Heather Fleming

Social Entrepreneurship in Colorado, Part 1: Impressions from the Unreasonable Mansion

Editor’s Note: Today we feature two posts on the busy Social Entrepreneurship summer that is winding down in Colorado. The first one features the happenings at the Unreasonable Institute, while this afternoon’s will profile the International Development Design Summit at Colorado State University.

Last Saturday the Unreasonable Institute, a 10-week summer institute hosting 22 social entrepreneurs from around the world, wrapped up its first year with the Unreasonable Global Summit in Boulder, Colorado. The Unreasonable Institute attempts to address a problem I wrote about recently in my piece titled “R.I.P Social Ventures?“: the increasing number of promising organizations sitting in development limbo due to the lack of resources and support for budding social entrepreneurs.

They tackle the problem by supporting early stage ventures with the tools and connections to carry out their organizational vision. The qualifications? “All ventures must effectively address a social or environmental issue, be financially self-sustaining within 1 year, have a model which can be scaled out of the country of origin within 3 years, and must eventually meet the needs of at least 1 million people.

That is a tall order, and having met several of the Unreasonable Fellows, I can’t say that all of them will achieve those qualifications or even aim to do so. Nevertheless, the 22 Fellows selected for the Institute’s inaugural year are impressive and energetic -all between the ages of 20-30. Two examples: Participatory Development Initiatives aims to stop the tradition of honor killings in Pakistan; Mosaic Ventures, on the other hand, is working on a micro-financing program for clean tech in the US.

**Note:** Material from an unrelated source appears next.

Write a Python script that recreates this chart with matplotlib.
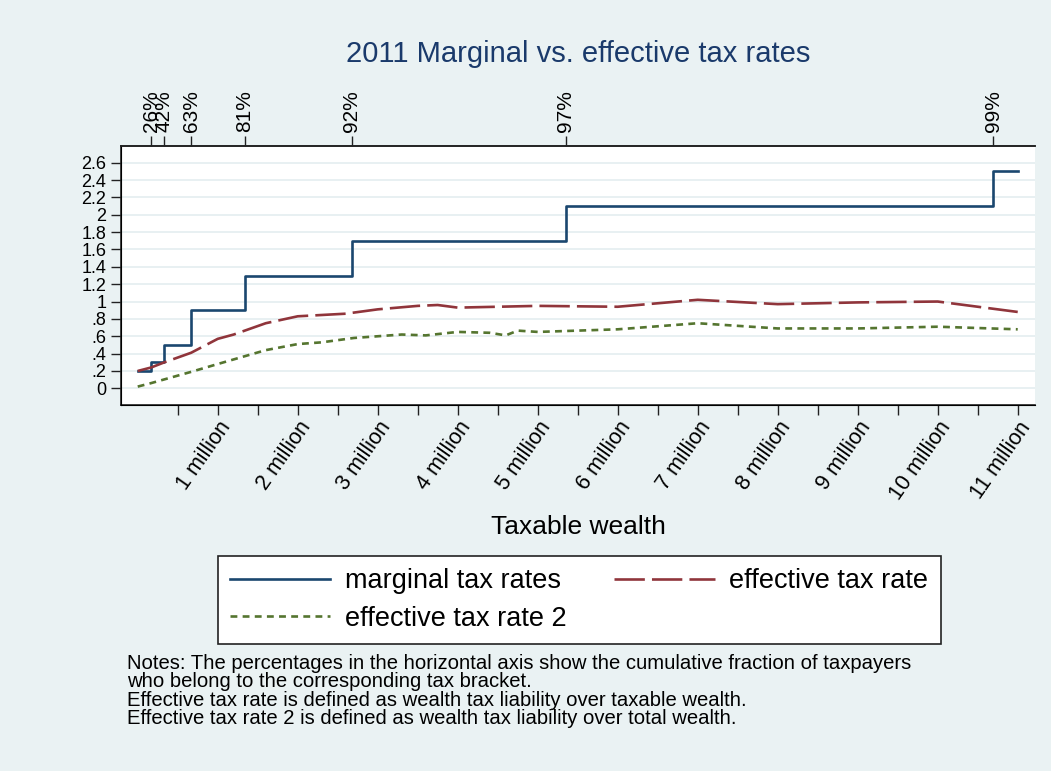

The most impressive undertaking, however, is the Unreasonable Institute itself. The 20-something co-founders, Daniel Epstein and Teju Ravilochan, felt the pains of starting their own ventures. Their experience inspired the launch of the Institute, which focuses on the two things any young entrepreneur needs the most in order to survive: mentors and a support network of peers.

The Unreasonable team assembled and garnered the support of a rockstar list of 60 mentors to spend one-one-one time with each Unreasonable Fellow. The mentors – including the likes of Bernard Amadei, Hunter Lovins, and Paul Hudnut – live and dine with the entrepreneurs in the “Unreasonable Mansion” near CU-Boulder. “I feel like I can call up any one of them,” says Cesar Gonzales, founder of MiCasa Ventures in Peru. Cesar’s startup is one of the many that has shifted focus as a result of interaction with the mentors. “A few mentors pushed back on my business model until I couldn’t answer their questions. Plus I’ve been exposed to so many unique models by the other Fellows.” Cesar took a two-week break from the Institute to return to Peru to re-think Mi Casa’s structure.

The scene in the Unreasonable Mansion (aka CU-Boulder dormitory) looks a little something like this: a whiteboard in the dining area announces daily workshops, talks, and visiting mentors, a sign-up sheet for one-on-one sessions with mentors lingers near the kitchen, a mess of couches and extension cords clutter the Bean Bag room, and the Fellows are everywhere, hunched over their laptops re-working business models, setting up meetings, emailing team members, and drafting proposals. They’re a close-knit group. And everyone – the mentors, the founders, the thousands of eyes watching the Institute – is excited to see what happens to their ventures post-Institute. That, after all, is the true test of Unreasonable’s success.